1. Would it be ok to dissolve the pack in 1-2 cups of water and add it? This would raise my ABV about 1.3% per my research. I understand that anything added during fermentation only lowers FG and obviously doesn't raise my OG so that I may not get the full 1.3% which is fine.

2. Is there a better option? DME?

Plan on a 2-stage fermentation with this brew, (2 weeks primary, 2 weeks secondary) and from my understanding I don't want any activity after I rack into secondary. With that being said, I would assume I need to get something in primary ASAP.

Any info on this would be appreciated.
 
If the ABV means that much, boil the two cups of water, dissolve the "booster" in it, simmer for another minute or two, then cover and let cool a bit before dumping it in the fermenter. You don't really need to cool it to room temp as those two cups will barely move the wort temperature even if you dumped it in at boiling temperature.

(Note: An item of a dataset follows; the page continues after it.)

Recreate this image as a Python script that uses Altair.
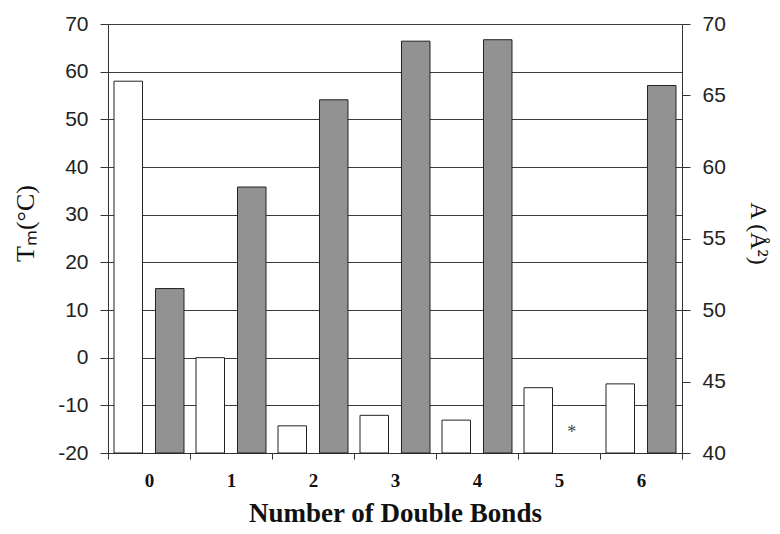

As for how much of a bang you'll get, I'm pretty sure the "booster" was 75/25 corn sugar/maltodextrin. If you wanted a bigger bang, use the same weight of straight corn sugar...

Cheers!
 
As mentioned it's fine to add the booster if you want. Just a quick question on your OG - you said "for whatever reason" your OG was 1.040, which I'm assuming was off from the original recipe. If you don't know why it was low I'm just making sure that wasn't a measurement error and you're trying to fix a problem that doesn't exist. Was this all grain and you missed your efficiency? Did you have too much volume? Or was this extract and your volumes were on, in which case it was very likely a mixing/measurement error.